Con ocasión de la reciente votación del Senado argentino, oponiéndose a la despenalización del aborto libre a partir de la semana catorce de gestación, algunos medios de comunicación publicaban en primera página: "El Senado argentino impide que las mujeres puedan decidir cómo y cuándo quieren ser madres". Otra vez la libertad, en este caso la de expresión. Aquí no hablamos de la famosa frase de la coma mal colocada:"Ibis redibis non morieris in bello". Nada de eso. Se podía haber titulado la noticia: Argentina se inclina por proteger la vida de los nasciturus. Pero no. Se sigue proclamando a los cuatro vientos algo que no es verdad: matar a un ser humano nunca puede ser un derecho de la madre. La ley establece muy claramente los casos en que está despenalizado el aborto - las graves malformaciones congénitas, los embarazos fruto de violaciones salvajes, entre otros-. En España hemos tenido leyes del aborto, revocaciones, nuevas leyes, amagos de aboliciones, y así hasta hoy; unas veces por falta de escaños y otras por falta de valentía.

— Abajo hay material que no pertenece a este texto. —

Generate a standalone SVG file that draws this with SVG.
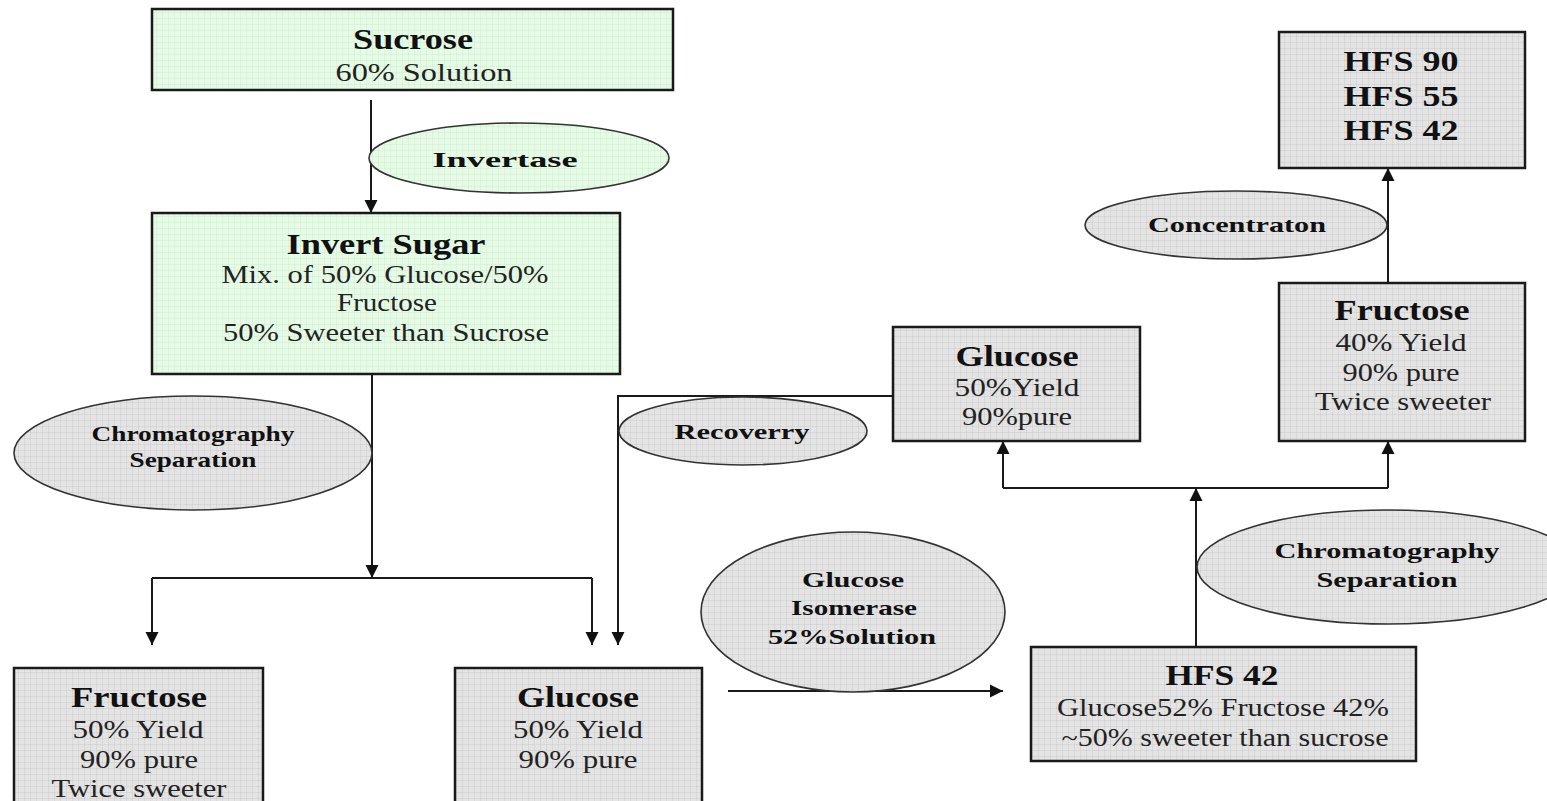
<svg xmlns="http://www.w3.org/2000/svg" width="1547" height="801" viewBox="0 0 1547 801">
<defs>
<pattern id="gridGray" width="6" height="6" patternUnits="userSpaceOnUse">
<rect width="6" height="6" fill="#e4e4e4"/>
<path d="M0,0.25 H6 M0.25,0 V6" stroke="#c9c9c9" stroke-width="0.6" fill="none"/>
</pattern>
<pattern id="gridGreen" width="6" height="6" patternUnits="userSpaceOnUse">
<rect width="6" height="6" fill="#e6fbe6"/>
<path d="M0,0.25 H6 M0.25,0 V6" stroke="#cce8cc" stroke-width="0.6" fill="none"/>
</pattern>
<marker id="arrow" markerUnits="userSpaceOnUse" markerWidth="14" markerHeight="14" refX="13" refY="7" orient="auto">
<path d="M0,0.5 L13,7 L0,13.5 z" fill="#111"/>
</marker>
<style>
.box{stroke:#1a1a1a;stroke-width:2.5}
.gray{fill:url(#gridGray)}
.green{fill:url(#gridGreen)}
.ell{stroke:#333;stroke-width:1.6}
.conn{stroke:#1a1a1a;stroke-width:2;fill:none}
text{font-family:"Liberation Serif","Times New Roman",serif;text-anchor:middle;fill:#111}
.t{font-weight:bold;font-size:30px}
.b{font-size:25px;fill:#222}
.e{font-weight:bold;font-size:22px}
</style>
</defs>
<g id="connectors">
<path class="conn" d="M371,100 V213" marker-end="url(#arrow)"/>
<path class="conn" d="M372,374 V578" marker-end="url(#arrow)"/>
<path class="conn" d="M152,578 H592"/>
<path class="conn" d="M152,578 V645" marker-end="url(#arrow)"/>
<path class="conn" d="M592,578 V645" marker-end="url(#arrow)"/>
<path class="conn" d="M893,396 H618 V645" marker-end="url(#arrow)"/>
<path class="conn" d="M728,691 H1003" marker-end="url(#arrow)"/>
<path class="conn" d="M1196,647 V488" marker-end="url(#arrow)"/>
<path class="conn" d="M1003,488 H1388"/>
<path class="conn" d="M1003,488 V441" marker-end="url(#arrow)"/>
<path class="conn" d="M1388,488 V441" marker-end="url(#arrow)"/>
<path class="conn" d="M1388,283 V168" marker-end="url(#arrow)"/>
</g>
<g id="sucrose">
<rect class="box green" x="152" y="9" width="521" height="81"/>
<text class="t" x="413" y="49" textLength="120" lengthAdjust="spacingAndGlyphs">Sucrose</text>
<text class="b" x="424" y="81" font-size="27" textLength="177" lengthAdjust="spacingAndGlyphs">60% Solution</text>
</g>
<g id="invertase">
<ellipse class="ell green" cx="519" cy="158" rx="150" ry="35"/>
<text class="e" x="505" y="167" font-size="25" textLength="145" lengthAdjust="spacingAndGlyphs">Invertase</text>
</g>
<g id="invert-sugar">
<rect class="box green" x="152" y="213" width="468" height="161"/>
<text class="t" x="386" y="254" textLength="199" lengthAdjust="spacingAndGlyphs">Invert Sugar</text>
<text class="b" x="385" y="283" textLength="327" lengthAdjust="spacingAndGlyphs">Mix. of 50% Glucose/50%</text>
<text class="b" x="387" y="311" textLength="100" lengthAdjust="spacingAndGlyphs">Fructose</text>
<text class="b" x="386" y="341" textLength="326" lengthAdjust="spacingAndGlyphs">50% Sweeter than Sucrose</text>
</g>
<g id="chrom-left">
<ellipse class="ell gray" cx="193" cy="453" rx="179" ry="57"/>
<text class="e" x="193" y="441" font-size="20" textLength="203" lengthAdjust="spacingAndGlyphs">Chromatography</text>
<text class="e" x="193" y="467" font-size="20" textLength="127" lengthAdjust="spacingAndGlyphs">Separation</text>
</g>
<g id="fructose-left">
<rect class="box gray" x="14" y="668" width="249" height="140"/>
<text class="t" x="139" y="707" textLength="136" lengthAdjust="spacingAndGlyphs">Fructose</text>
<text class="b" x="138" y="738" textLength="131" lengthAdjust="spacingAndGlyphs">50% Yield</text>
<text class="b" x="139" y="768" textLength="118" lengthAdjust="spacingAndGlyphs">90% pure</text>
<text class="b" x="139" y="797" textLength="175" lengthAdjust="spacingAndGlyphs">Twice sweeter</text>
</g>
<g id="glucose-bottom">
<rect class="box gray" x="455" y="668" width="247" height="140"/>
<text class="t" x="578" y="707" textLength="122" lengthAdjust="spacingAndGlyphs">Glucose</text>
<text class="b" x="578" y="738" textLength="130" lengthAdjust="spacingAndGlyphs">50% Yield</text>
<text class="b" x="578" y="768" textLength="119" lengthAdjust="spacingAndGlyphs">90% pure</text>
</g>
<g id="recovery">
<ellipse class="ell gray" cx="743" cy="431" rx="124" ry="34"/>
<text class="e" x="742" y="439" textLength="135" lengthAdjust="spacingAndGlyphs">Recoverry</text>
</g>
<g id="glucose-mid">
<rect class="box gray" x="893" y="327" width="247" height="114"/>
<text class="t" x="1017" y="366" textLength="123" lengthAdjust="spacingAndGlyphs">Glucose</text>
<text class="b" x="1017" y="396" textLength="125" lengthAdjust="spacingAndGlyphs">50%Yield</text>
<text class="b" x="1017" y="425" textLength="110" lengthAdjust="spacingAndGlyphs">90%pure</text>
</g>
<g id="isomerase">
<ellipse class="ell gray" cx="853" cy="612" rx="152" ry="80"/>
<text class="e" x="853" y="587" textLength="102" lengthAdjust="spacingAndGlyphs">Glucose</text>
<text class="e" x="854" y="615" textLength="126" lengthAdjust="spacingAndGlyphs">Isomerase</text>
<text class="e" x="852" y="644" textLength="168" lengthAdjust="spacingAndGlyphs">52%Solution</text>
</g>
<g id="hfs42">
<rect class="box gray" x="1031" y="647" width="385" height="114"/>
<text class="t" x="1222" y="685" textLength="113" lengthAdjust="spacingAndGlyphs">HFS 42</text>
<text class="b" x="1223" y="716" textLength="332" lengthAdjust="spacingAndGlyphs">Glucose52% Fructose 42%</text>
<text class="b" x="1225" y="746" textLength="327" lengthAdjust="spacingAndGlyphs">~50% sweeter than sucrose</text>
</g>
<g id="chrom-right">
<ellipse class="ell gray" cx="1388" cy="567" rx="191" ry="57"/>
<text class="e" x="1387" y="558" textLength="225" lengthAdjust="spacingAndGlyphs">Chromatography</text>
<text class="e" x="1387" y="587" textLength="141" lengthAdjust="spacingAndGlyphs">Separation</text>
</g>
<g id="fructose-right">
<rect class="box gray" x="1279" y="283" width="246" height="158"/>
<text class="t" x="1402" y="320" textLength="135" lengthAdjust="spacingAndGlyphs">Fructose</text>
<text class="b" x="1401" y="351" textLength="131" lengthAdjust="spacingAndGlyphs">40% Yield</text>
<text class="b" x="1401" y="381" textLength="117" lengthAdjust="spacingAndGlyphs">90% pure</text>
<text class="b" x="1403" y="410" textLength="176" lengthAdjust="spacingAndGlyphs">Twice sweeter</text>
</g>
<g id="concentration">
<ellipse class="ell gray" cx="1236" cy="225" rx="151" ry="34"/>
<text class="e" x="1237" y="232" textLength="178" lengthAdjust="spacingAndGlyphs">Concentraton</text>
</g>
<g id="hfs-products">
<rect class="box gray" x="1279" y="32" width="246" height="136"/>
<text class="t" x="1401" y="71" textLength="115" lengthAdjust="spacingAndGlyphs">HFS 90</text>
<text class="t" x="1401" y="106" textLength="115" lengthAdjust="spacingAndGlyphs">HFS 55</text>
<text class="t" x="1401" y="140" textLength="115" lengthAdjust="spacingAndGlyphs">HFS 42</text>
</g>
</svg>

Hay conceptos que están muy claros. El primero, reconocer que cada vez se da menos importancia a valores tan antiguos como la castidad, la fidelidad, la abstinencia y la responsabilidad. No es ningún secreto que nuestra juventud cada vez inicia antes su vida sexual. Desde edades muy tempranas pueden acceder a informaciones para las que, en contra de lo que suponen, nuestros jóvenes no están preparados. Los educadores de nuevo cuño y los partidarios de una mal entendida libertad, siempre sentencian que no se puede poner puertas al campo. Desde luego que no. Sobre todo cuando ese campo no está debidamente señalizado, bien cercado y bien labrado. Cuando da la sensación de no ser de nadie, los dueños pueden verlo ocupado contra su voluntad. Si hablamos de personas adultas, las consecuencias de vivir la sexualidad como una forma de satisfacer instintos, vengan de donde vengan, para nada contribuyen a enriquecer la verdadera personalidad de alguien responsable. A pesar de lo que se nos diga, no conozco ninguna mujer que habiendo abortado por la simple razón de rechazar al hijo que lleva en sus entrañas, cuando se enfrente a su conciencia, no sienta remordimientos. Lo contrario nos pondría ante un ser sin sentimientos. Hay que buscar la verdadera realidad. Cuando todo el mundo siente la necesidad de acudir a un referéndum que solucione sus aspiraciones ¿estaría España dispuesta a efectuar una consulta como la que ha aprobado el Senado argentino?